Tachycardio is being developed for a show by Elektrolab in Brisbane due to be completed sometime before September. The show is conceptualised as an ecclectic arcade, Tachycardio being placed among other interactive art pieces. 


Users race a crawling, wiggling pupa-larva-robot with their heart rates across a surface. There is a random chance that a large, crab-like robot controlled by all the player's heart beats emerges mid-game sweeping the racing surface. The game temporarily switches to a cooperative mode as the players have to attempt to align their heart beats. 

The concept is very similar to my previous project in that the goal is to ask the audience to identify with their heart beat as a life giving process they have little direct control over, and subsequently highlighting our dependence on the biological and the subconscious. In Tachycardio, asking the user to attempt to control their heart rate, accelerating it potentially to an uncomfortable extent, makes them super aware of their heart and its limitations, perhaps at the cost of emphasis on the subconscious. 
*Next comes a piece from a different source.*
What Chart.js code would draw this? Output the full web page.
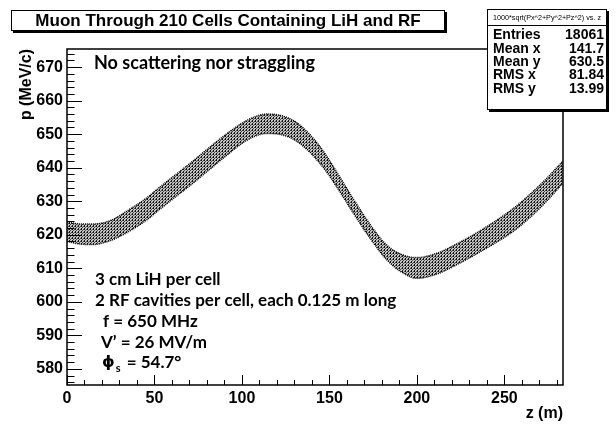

I'm hoping a competitive/cooperative premise will engage the audience more. The power of visualising biometrics is demonstrated throughout interactive art. 
Sean Montgomery uses interactive biometrics frequently in projects such as Hivemind (that explores subconscious communication of brainwaves between individuals) and Emergence (which creates a visual link between electronics and the biological body).
The power of organic machines in a fine art setting is demonstrated in the portfolio of Michael Candy, who anthropomorphises and mystifies robots. See: Little sunfish, Cryptid, Azimuth.

Robot: Pupabot



The robot combines some features of sea fleas / mole crabs and a darkling beetle pupa which I've handled lots through my mealworm farming adventures. The tail will be covered in sand-coloured suede and the eyes will glow bright white. 


The gait of the robot is inspired by Slant Concepts' Crawling Robot,  After investigating a dozen modes of robot locomotion, I chose this gait because it is simple and stable while still being dynamic and organic. Other gaits rely on a considered centre of mass or were not sufficiently dynamic.  The arms of the Pupabot are inspired by hexapod designs, but specifically I looked to Jason Leung's Quadraped Robot

The print-in-place tail is inspired by the many flexi-toy designs on, such as this lizard.



The shell houses two acrylic plates supporting the power supply and Microbit. The plates sit on rails and are stopped at the end. I suspect after prototyping I might have to pitch the tails down toward the stoppers, but the shell might also be in a tilted position due to the gait anyway, 

Another view of the shell cavity.

7.5mm tunnels for 5mm LEDS to be inserted into the eyes from the inside. The eyes are a thin-walled cavity so that they pass through but diffuse light while the head is solid (depending on infill). 

The head is held in place by (hopefully) flexible prongs that compress with a pinch.

The Print-in-place tail chain is attached to the shell via a separately printed axel. It took extra time to figure this one out and I am not entirely sure that it will work. I will have to find out through physical prototyping. 

First the inside components of the axil are inserted into the hole of the tail chain. Then caps are inserted into the inside components of the axil through the outside. 

Comes apart like this:

The suede cone is attached to the body via thread holes. There are 6 on each frame, and 6 on the inside of the shell. 

The print in place tail and the frames are separated in the printing files to print more efficiently. 

Servo arms accommodate 4 generic 9g servo and are screwed on. 

A video demonstrating how these parts come together

Imported Model Credits

Micro:Bit Model

9V battery holder

Fs90r servo

The long servo arm

The Short servo arm


see instructions for how to put the components together post printing. 
The frames of the tail need to be covered with a suede cone and electronics need to be inserted at different points of assembly.  

Arcade Set Up


Final will require 2-4 racing robots, and one big crab robot. The racing surface will be gritty to aid traversal. Ii will be elevated about a meter from the ground, about a meter wide and 1.5m long. It will be surrounded by painted timber walls with a wide lip, which the robots are pulled back into via string at the end of each round. There is a finish line to signify a win state. Pulse sensors in decorative casings are lined up on the lip of one of the walls. The casing also controls how the player contacts the sensor, to insure even and honest contact (the system can be cheated by moving the finger a whole lot). 

I'd love to work a blue light/blacklight into it to make the robots glow much like scorpions. The arcade 'machine' case will be of a fluro pink and green colour palette.